As with all comics, spacing is crucial. In Pascal Lefevre’s The Construction of Space in Comics suggest that the use of space presents different kinds of meanings. The diegetic space surrounding Mikey’s life makes the reader become more active as they try to put the fragments together. It is a place which allows speculation, fascination, and questioning. Here Williamson is presenting the set value of an individual life and the great diversity of experiences the characters had and/or are going through. Moreover, Jesse Cohn’s Mise-en-Page: A Vocabulary for Page Layouts looks at the page as a unit of design. There is a tension between sequence and sequence of a page that our eyes try to create meaning from everything. For example, the image below intrigues the reader to try and take it all in at once: the fantasy world, creatures, death, destiny and reality.

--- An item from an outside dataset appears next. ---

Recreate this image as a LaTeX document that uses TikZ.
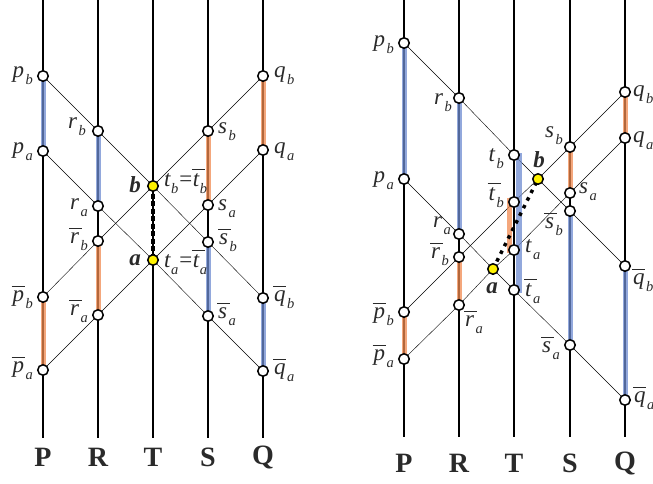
\documentclass[tikz,border=0pt]{standalone}
\usepackage{fontspec}
\setmainfont{Liberation Serif}
\usetikzlibrary{calc}
\pgfdeclarelayer{bg}
\pgfsetlayers{bg,main}
\definecolor{barblue}{HTML}{6E8BD0}
\definecolor{barorange}{HTML}{F08A50}
\definecolor{ptyellow}{HTML}{FFF200}
\definecolor{thin}{HTML}{BCBCBC}
\definecolor{txt}{HTML}{2A2A2A}
\newcommand{\sbs}[1]{\kern1.5pt\raisebox{-7pt}{\fontsize{14.5}{14.5}\selectfont\itshape #1}}
\newcommand{\sbt}[1]{\kern0.5pt\raisebox{-7pt}{\fontsize{14.5}{14.5}\selectfont\itshape #1}}
\newcommand{\ovl}[1]{\setbox0=\hbox{\itshape #1}\rlap{\kern-1pt\raisebox{\dimexpr\ht0+2.8pt\relax}{\rule{13pt}{1.5pt}}}\box0}
\tikzset{
  vline/.style={line width=2pt, black},
  gline/.style={line width=0.65pt, thin},
  pt/.style={circle, draw, line width=1.5pt, fill=white, inner sep=0pt, minimum size=10.5pt},
  ypt/.style={pt, fill=ptyellow},
  lbl/.style={inner sep=0pt, text=txt, font=\fontsize{23}{26}\selectfont},
  axl/.style={inner sep=0pt, text=txt, font=\fontsize{28}{30}\selectfont\bfseries},
  bbar/.style={line width=5pt, draw=barblue, opacity=.75},
  obar/.style={line width=5pt, draw=barorange, opacity=.75},
}
\begin{document}
\begin{tikzpicture}[x=1pt,y=-1pt]
\useasboundingbox (0,0) rectangle (653,483);
% ---------------- left panel ----------------
\foreach \n/\x in {P/43,R/98,T/153,S/208,Q/263}{
  \coordinate (L\n top) at (\x,0);
  \coordinate (L\n bot) at (\x,438);
}
\node[pt] (Lpb) at (43,76) {};
\node[pt] (Lrb) at (98,131) {};
\node[ypt] (Lb) at (153,186) {};
\node[pt] (Lsbarb) at (208,242) {};
\node[pt] (Lqbarb) at (263,298) {};
\node[pt] (Lpa) at (43,151) {};
\node[pt] (Lra) at (98,206) {};
\node[ypt] (La) at (153,260) {};
\node[pt] (Lsbara) at (208,316) {};
\node[pt] (Lqbara) at (263,371) {};
\node[pt] (Lqb) at (263,76) {};
\node[pt] (Lsb) at (208,131) {};
\node[pt] (Lrbarb) at (98,241) {};
\node[pt] (Lpbarb) at (43,297) {};
\node[pt] (Lqa) at (263,150) {};
\node[pt] (Lsa) at (208,205) {};
\node[pt] (Lrbara) at (98,315) {};
\node[pt] (Lpbara) at (43,370) {};
\begin{pgfonlayer}{bg}
  \draw[gline] (Lpb.center) -- (Lrb.center) -- (Lb.center) -- (Lsbarb.center) -- (Lqbarb.center);
  \draw[gline] (Lpa.center) -- (Lra.center) -- (La.center) -- (Lsbara.center) -- (Lqbara.center);
  \draw[gline] (Lqb.center) -- (Lsb.center) -- (Lb.center) -- (Lrbarb.center) -- (Lpbarb.center);
  \draw[gline] (Lqa.center) -- (Lsa.center) -- (La.center) -- (Lrbara.center) -- (Lpbara.center);
  \foreach \n in {P,R,T,S,Q}{\draw[vline] (L\n top) -- (L\n bot);}
  \draw[bbar] (Lpb.center) -- (Lpa.center);
  \draw[obar] (Lpbarb.center) -- (Lpbara.center);
  \draw[bbar] (Lrb.center) -- (Lra.center);
  \draw[obar] (Lrbarb.center) -- (Lrbara.center);
  \draw[obar] (Lsb.center) -- (Lsa.center);
  \draw[bbar] (Lsbarb.center) -- (Lsbara.center);
  \draw[obar] (Lqb.center) -- (Lqa.center);
  \draw[bbar] (Lqbarb.center) -- (Lqbara.center);
  \draw[line width=3.8pt, dash pattern=on 5pt off 2.5pt] (Lb.center) -- (La.center);
\end{pgfonlayer}
\node[lbl, anchor=base east] (tLpb) at ($(Lpb)+(-10,1.5)$) {\itshape p\sbs{b}};
\node[lbl, anchor=base east] (tLpa) at ($(Lpa)+(-10,2)$) {\itshape p\sbs{a}};
\node[lbl, anchor=base east] (tLrb) at ($(Lrb)+(-12,-3)$) {\itshape r\sbs{b}};
\node[lbl, anchor=base east] (tLra) at ($(Lra)+(-10,3)$) {\itshape r\sbs{a}};
\node[lbl, anchor=base east] (tLrbarb) at ($(Lrbarb)+(-10,2)$) {\ovl{r}\sbs{b}};
\node[lbl, anchor=base east] (tLrbara) at ($(Lrbara)+(-10,0)$) {\ovl{r}\sbs{a}};
\node[lbl, anchor=base east] (tLpbarb) at ($(Lpbarb)+(-10,4)$) {\ovl{p}\sbs{b}};
\node[lbl, anchor=base east] (tLpbara) at ($(Lpbara)+(-10,2)$) {\ovl{p}\sbs{a}};
\node[lbl, anchor=base east] (tLb) at ($(Lb)+(-12,6)$) {\bfseries\itshape b};
\node[lbl, anchor=base east] (tLa) at ($(La)+(-12,5)$) {\bfseries\itshape a};
\node[lbl, anchor=base west] (tLtb) at ($(Lb)+(11,0)$) {\itshape t\sbt{b}\kern-0.5pt=\kern-0.5pt\ovl{t}\sbt{b}};
\node[lbl, anchor=base west] (tLta) at ($(La)+(11,7)$) {\itshape t\sbt{a}\kern-0.5pt=\kern-0.5pt\ovl{t}\sbt{a}};
\node[lbl, anchor=base west] (tLqb) at ($(Lqb)+(11,1.5)$) {\itshape q\sbs{b}};
\node[lbl, anchor=base west] (tLqa) at ($(Lqa)+(11,3)$) {\itshape q\sbs{a}};
\node[lbl, anchor=base west] (tLsb) at ($(Lsb)+(10,2)$) {\itshape s\sbs{b}};
\node[lbl, anchor=base west] (tLsa) at ($(Lsa)+(10,5)$) {\itshape s\sbs{a}};
\node[lbl, anchor=base west] (tLsbarb) at ($(Lsbarb)+(11,2)$) {\ovl{s}\sbs{b}};
\node[lbl, anchor=base west] (tLsbara) at ($(Lsbara)+(10,2)$) {\ovl{s}\sbs{a}};
\node[lbl, anchor=base west] (tLqbarb) at ($(Lqbarb)+(11,3)$) {\ovl{q}\sbs{b}};
\node[lbl, anchor=base west] (tLqbara) at ($(Lqbara)+(11,3)$) {\ovl{q}\sbs{a}};
\node[axl] (LPl) at (43,457) {P};
\node[axl] (LRl) at (98,457) {R};
\node[axl] (LTl) at (153,457) {T};
\node[axl] (LSl) at (208,457) {S};
\node[axl] (LQl) at (263,457) {Q};
% ---------------- right panel ----------------
\foreach \n/\x in {P/404,R/459,T/514,S/570,Q/625}{
  \coordinate (R\n top) at (\x,0);
  \coordinate (R\n bot) at (\x,437);
}
\node[pt] (Rpb) at (404,43) {};
\node[pt] (Rrb) at (459,98) {};
\node[pt] (Rtb) at (514,155) {};
\node[ypt] (Rb) at (538,179) {};
\node[pt] (Rsbarb) at (570,211) {};
\node[pt] (Rqbarb) at (625,266) {};
\node[pt] (Rpa) at (404,179) {};
\node[pt] (Rra) at (459,234) {};
\node[ypt] (Ra) at (493,269) {};
\node[pt] (Rtbara) at (514,290) {};
\node[pt] (Rsbara) at (570,345) {};
\node[pt] (Rqbara) at (625,400) {};
\node[pt] (Rqb) at (625,92) {};
\node[pt] (Rsb) at (570,147) {};
\node[pt] (Rtbarb) at (514,202) {};
\node[pt] (Rrbarb) at (459,257) {};
\node[pt] (Rpbarb) at (404,312) {};
\node[pt] (Rqa) at (625,138) {};
\node[pt] (Rsa) at (570,193) {};
\node[pt] (Rta) at (514,250) {};
\node[pt] (Rrbara) at (459,305) {};
\node[pt] (Rpbara) at (404,359) {};
\begin{pgfonlayer}{bg}
  \draw[gline] (Rpb.center) -- (Rrb.center) -- (Rtb.center) -- (Rb.center) -- (Rsbarb.center) -- (Rqbarb.center);
  \draw[gline] (Rpa.center) -- (Rra.center) -- (Ra.center) -- (Rtbara.center) -- (Rsbara.center) -- (Rqbara.center);
  \draw[gline] (Rqb.center) -- (Rsb.center) -- (Rb.center) -- (Rtbarb.center) -- (Rrbarb.center) -- (Rpbarb.center);
  \draw[gline] (Rqa.center) -- (Rsa.center) -- (Rta.center) -- (Ra.center) -- (Rrbara.center) -- (Rpbara.center);
  \foreach \n in {P,R,T,S,Q}{\draw[vline] (R\n top) -- (R\n bot);}
  \draw[bbar] (Rpb.center) -- (Rpa.center);
  \draw[obar] (Rpbarb.center) -- (Rpbara.center);
  \draw[bbar] (Rrb.center) -- (Rra.center);
  \draw[obar] (Rrbarb.center) -- (Rrbara.center);
  \draw[bbar, line width=5.5pt, shorten <=-2pt, shorten >=-3pt] ([xshift=5pt]Rtb.center) -- ([xshift=5pt]Rtbara.center);
  \draw[obar, shorten <=-4pt, shorten >=-3pt] ([xshift=-4.5pt]Rtbarb.center) -- ([xshift=-4.5pt]Rta.center);
  \draw[obar] (Rsb.center) -- (Rsa.center);
  \draw[bbar] (Rsbarb.center) -- (Rsbara.center);
  \draw[obar] (Rqb.center) -- (Rqa.center);
  \draw[bbar] (Rqbarb.center) -- (Rqbara.center);
  \draw[line width=3.5pt, dash pattern=on 3.5pt off 5pt] (Ra.center) -- (Rb.center);
\end{pgfonlayer}
\node[lbl, anchor=base east] (tRpb) at ($(Rpb)+(-10,3)$) {\itshape p\sbs{b}};
\node[lbl, anchor=base east] (tRpa) at ($(Rpa)+(-10,3)$) {\itshape p\sbs{a}};
\node[lbl, anchor=base east] (tRrb) at ($(Rrb)+(-7,6)$) {\itshape r\sbs{b}};
\node[lbl, anchor=base east] (tRra) at ($(Rra)+(-8,-7)$) {\itshape r\sbs{a}};
\node[lbl, anchor=base east] (tRrbarb) at ($(Rrbarb)+(-10,1)$) {\ovl{r}\sbs{b}};
\node[lbl, anchor=base west] (tRrbara) at ($(Rrbara)+(6,21)$) {\ovl{r}\sbs{a}};
\node[lbl, anchor=base east] (tRpbarb) at ($(Rpbarb)+(-10,6)$) {\ovl{p}\sbs{b}};
\node[lbl, anchor=base east] (tRpbara) at ($(Rpbara)+(-10,1)$) {\ovl{p}\sbs{a}};
\node[lbl, anchor=base east] (tRtb) at ($(Rtb)+(-10,6)$) {\itshape t\sbs{b}};
\node[lbl, anchor=base east] (tRtbarb) at ($(Rtbarb)+(-10,-2)$) {\ovl{t}\sbs{b}};
\node[lbl, anchor=base] (tRb) at ($(Rb)+(1,-12)$) {\bfseries\itshape b};
\node[lbl, anchor=base] (tRa) at ($(Ra)+(-1,24)$) {\bfseries\itshape a};
\node[lbl, anchor=base west] (tRta) at ($(Rta)+(11,2)$) {\itshape t\sbs{a}};
\node[lbl, anchor=base west] (tRtbara) at ($(Rtbara)+(11,6)$) {\ovl{t}\sbs{a}};
\node[lbl, anchor=base east] (tRsb) at ($(Rsb)+(-7,-10)$) {\itshape s\sbs{b}};
\node[lbl, anchor=base west] (tRsa) at ($(Rsa)+(9,0)$) {\itshape s\sbs{a}};
\node[lbl, anchor=base east] (tRsbarb) at ($(Rsbarb)+(-7,17)$) {\ovl{s}\sbs{b}};
\node[lbl, anchor=base east] (tRsbara) at ($(Rsbara)+(-10,7)$) {\ovl{s}\sbs{a}};
\node[lbl, anchor=base west] (tRqb) at ($(Rqb)+(8,4)$) {\itshape q\sbs{b}};
\node[lbl, anchor=base west] (tRqa) at ($(Rqa)+(8,4)$) {\itshape q\sbs{a}};
\node[lbl, anchor=base west] (tRqbarb) at ($(Rqbarb)+(8,18)$) {\ovl{q}\sbs{b}};
\node[lbl, anchor=base west] (tRqbara) at ($(Rqbara)+(9,2)$) {\ovl{q}\sbs{a}};
\node[axl] (RPl) at (404,463) {P};
\node[axl] (RRl) at (459,463) {R};
\node[axl] (RTl) at (514,463) {T};
\node[axl] (RSl) at (570,463) {S};
\node[axl] (RQl) at (625,463) {Q};
\end{tikzpicture}
\end{document}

Williamson is resonating here the starkness of Terranos and the normalcy of reality.


 Similarly, Thierry Groensteen’s System of Comics indicates the importance of the relationship between the panels on a page (spatio-topica). Like Lefevre, Groensteen focuses on the fragments that link everything together. Readers are more absorbed in the story trying to contextualize the narrative. Birthright's use of colour, panel size, and panel placement becomes important to the functions of framing and eye movements. For example, the use of a burning and vibrant orange/red color of autumn and Mikey’s disappearance to the end page foreshadows that things are not what they seem, that something evil lurks around. On the contrary, the use of black and navy blue represents the normalcy of reality, of ordinary life, of singularity. Birthright prompts a wider illustration of human expectations that valorizes the questions of the impossibilities between reality and fantasy. 

Overall, I enjoyed the read and can't wait for the second to come out in November.